New Delhi: On Wednesday, the Delhi high court issued an order instructing all schools run by the Delhi government and civic bodies to employ two special educators for physically disabled students. The directive came in response to a public interest litigation that was filed by Delhi based NGO, Social Jurist in 2003.
Although the Persons With Disability Act was passed in 1995, many of its provisions including section 30, which states that the government shall provide a comprehensive education scheme for children with disabilities, have yet to be implemented. Disability activists have long emphasized the need for a greater emphasis on making educational institutions accessible to the disabled.
The Delhi high court’s recent directive comes just a few weeks after the Right to Education Bill was passed. The bill did not sit well with disability rights activists, who complained that it did not contain any special provisions addressing the needs of disabled students.

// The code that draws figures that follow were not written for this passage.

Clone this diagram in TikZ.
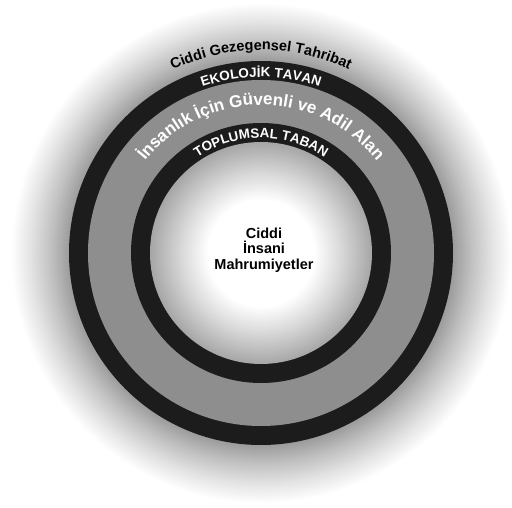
\documentclass[tikz,border=0pt]{standalone}
\usepackage{fontspec}
\setmainfont{Liberation Sans}
\usetikzlibrary{decorations.text}
\definecolor{ringblack}{HTML}{1C1C1C}
\definecolor{ringgray}{HTML}{8E8E8E}
\definecolor{glowA}{HTML}{9C9C9C}
\definecolor{glowB}{HTML}{C0C0C0}
\definecolor{glowC}{HTML}{E2E2E2}
\definecolor{coreedge}{HTML}{A6A6A6}
\definecolor{coremid}{HTML}{D8D8D8}
\pgfdeclareradialshading{outerglow}{\pgfpoint{0bp}{0bp}}{color(0bp)=(glowA); color(19.2bp)=(glowA); color(21bp)=(glowB); color(23bp)=(glowC); color(25bp)=(white); color(50bp)=(white)}
\pgfdeclareradialshading{coreglow}{\pgfpoint{0bp}{0bp}}{color(0bp)=(white); color(12bp)=(white); color(18bp)=(coremid); color(25bp)=(coreedge); color(50bp)=(coreedge)}
\tikzset{
  arctext/.style={decorate, decoration={text along path, text align=center, text={#1}}},
}
\begin{document}
\begin{tikzpicture}
\useasboundingbox (0pt,0pt) rectangle (512pt,507pt);
\fill[white] (0pt,0pt) rectangle (512pt,507pt);
\coordinate (c) at (261pt,254pt);
% rings
\shade[shading=outerglow] (c) circle[radius=250pt];
\fill[ringblack] (c) circle[radius=192pt];
\fill[ringgray] (c) circle[radius=173pt];
\fill[ringblack] (c) circle[radius=130pt];
\shade[shading=coreglow] (c) circle[radius=111pt];
% texts along arcs
\path[arctext={|\fontsize{14.5}{16}\selectfont\bfseries\color{black}|Ciddi Gezegensel Tahribat}]
  ([shift={(180:203pt)}]c) arc[start angle=180, end angle=0, radius=203pt];
\path[arctext={|\fontsize{13.5}{15}\selectfont\bfseries\color{white}|EKOLOJİK TAVAN}]
  ([shift={(180:176pt)}]c) arc[start angle=180, end angle=0, radius=176pt];
\path[arctext={|\fontsize{17}{19}\selectfont\bfseries\color{white}|İnsanlık İçin Güvenli ve Adil Alan}]
  ([shift={(180:148pt)}]c) arc[start angle=180, end angle=0, radius=148pt];
\path[arctext={|\fontsize{13.5}{15}\selectfont\bfseries\color{white}|TOPLUMSAL TABAN}]
  ([shift={(180:115pt)}]c) arc[start angle=180, end angle=0, radius=115pt];
% centre label
\node[align=center, font=\fontsize{14.5}{15.7}\selectfont\bfseries, text=black] (deprivation) at (264pt,257pt) {Ciddi\\İnsani\\Mahrumiyetler};
\end{tikzpicture}
\end{document}
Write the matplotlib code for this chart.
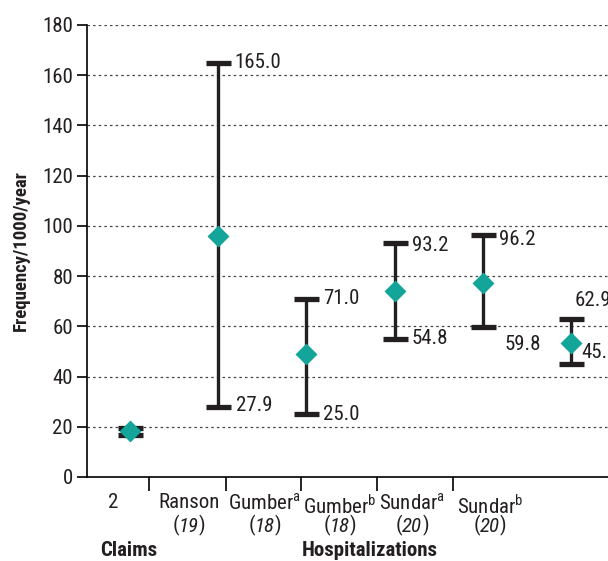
import numpy as np
import matplotlib.pyplot as plt
from matplotlib.offsetbox import TextArea, HPacker, AnnotationBbox

plt.rcParams['font.family'] = ['Roboto Condensed', 'DejaVu Sans']
plt.rcParams['mathtext.fontset'] = 'custom'
plt.rcParams['mathtext.rm'] = 'Roboto Condensed'

studies = ['2', 'Ranson', 'Gumber', 'Gumber', 'Sundar', 'Sundar']
sups = ['', '', 'a', 'b', 'a', 'b']
refs = ['', '19', '18', '18', '20', '20']
mean = [18.3, 96.0, 49.0, 74.0, 77.3, 53.4]
low = [16.7, 27.9, 25.0, 54.8, 59.8, 45.1]
high = [19.5, 165.0, 71.0, 93.2, 96.2, 62.9]
# label offsets (points) for upper / lower values
hi_off = [None, (3, 0), (3, 0), (4, -2), (3, -3), (-6, 13)]
lo_off = [None, (4, 1), (3, 0), (3, 1), (7, -13), (-1.5, 8)]

teal = '#13a59a'
ink = '#231f20'
fs = 15
fig = plt.figure(figsize=(6.08, 5.61), dpi=100)
ax = fig.add_axes([87/608, 1-477/561, 1.0-87/608, (477-25)/561])

x = np.arange(len(mean))
m = np.array(mean)
yerr = [m - np.array(low), np.array(high) - m]
ax.errorbar(x, m, yerr=yerr, fmt='none', ecolor=ink, elinewidth=2.4,
            capsize=9, capthick=3.8, zorder=3)
ax.scatter(x, m, marker='D', s=125, color=teal, zorder=4, linewidths=0)

for i in range(1, len(mean)):
    ax.annotate(f'{high[i]:.1f}', (x[i] + 0.14, high[i]), xytext=hi_off[i],
                textcoords='offset points', fontsize=fs, va='center', ha='left',
                color=ink)
    ax.annotate(f'{low[i]:.1f}', (x[i] + 0.14, low[i]), xytext=lo_off[i],
                textcoords='offset points', fontsize=fs, va='center', ha='left',
                color=ink)

ax.set_ylim(0, 180)
ax.set_yticks(np.arange(0, 181, 20))
ax.set_xlim(-0.4875, 5.42)
ax.yaxis.grid(True, linestyle=(0, (2, 2.5)), color='#444444', linewidth=0.9)
ax.set_axisbelow(True)
for s in ['top', 'right']:
    ax.spines[s].set_visible(False)
ax.spines['left'].set_linewidth(1.2)
ax.spines['bottom'].set_linewidth(1.2)
ax.tick_params(axis='y', labelsize=fs, length=7, width=1.2, labelcolor=ink, pad=3)
ax.set_xticks([0.215, 1.088, 1.94, 2.80, 3.66])
ax.set_xticklabels([])
ax.tick_params(axis='x', length=10, width=1.2)
ax.set_ylabel('Frequency/1000/year', fontsize=13.5, fontweight='bold', labelpad=9,
              color=ink)

lab_x = [-0.19, 0.669, 1.53, 2.38, 3.20, 4.08]
for i in range(len(studies)):
    name = studies[i]
    if sups[i]:
        name = name + r'$^{\mathrm{' + sups[i] + '}}$'
    ax.text(lab_x[i], -6.5, name, ha='center', va='top', fontsize=fs,
            clip_on=False, color=ink)
    if refs[i]:
        prop = dict(fontsize=fs, color=ink)
        box = HPacker(children=[TextArea('(', textprops=prop),
                                TextArea(refs[i], textprops=dict(prop, fontstyle='italic')),
                                TextArea(')', textprops=prop)],
                      pad=0, sep=0, align='baseline')
        ab = AnnotationBbox(box, (lab_x[i], -19.4), frameon=False, pad=0,
                            box_alignment=(0.5, 0.5), annotation_clip=False)
        ax.add_artist(ab)

ax.text(-0.01, -31.3, 'Claims', ha='center', va='baseline', fontsize=15,
        fontweight='bold', clip_on=False, color=ink)
ax.text(2.72, -31.3, 'Hospitalizations', ha='center', va='baseline', fontsize=15,
        fontweight='bold', clip_on=False, color=ink)

fig.savefig('out.png', dpi=100)
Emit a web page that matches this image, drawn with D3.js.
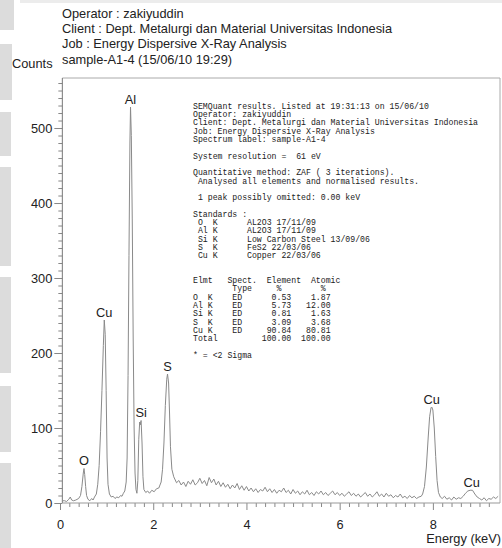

While the directive is a step in the right direction, activists warn that it should not be seen as a panacea to the larger problem of integrating disabled children in regular schools.
“Educators need to be hired to address the needs of disabled students in schools. Which is very important to ensure that students with disabilities are in school. But that’s only a necessary condition for integration in the true sense, not a sufficient one,” says Janaki Pillai, director of the Chennai based NGO Ability Foundation. “Integration needs a mindset change, an attitudinal shift, a culture of acceptance and celebration of diversity. Sensitive school administrators, teachers, and parents of non disabled children too all play a key role in this.”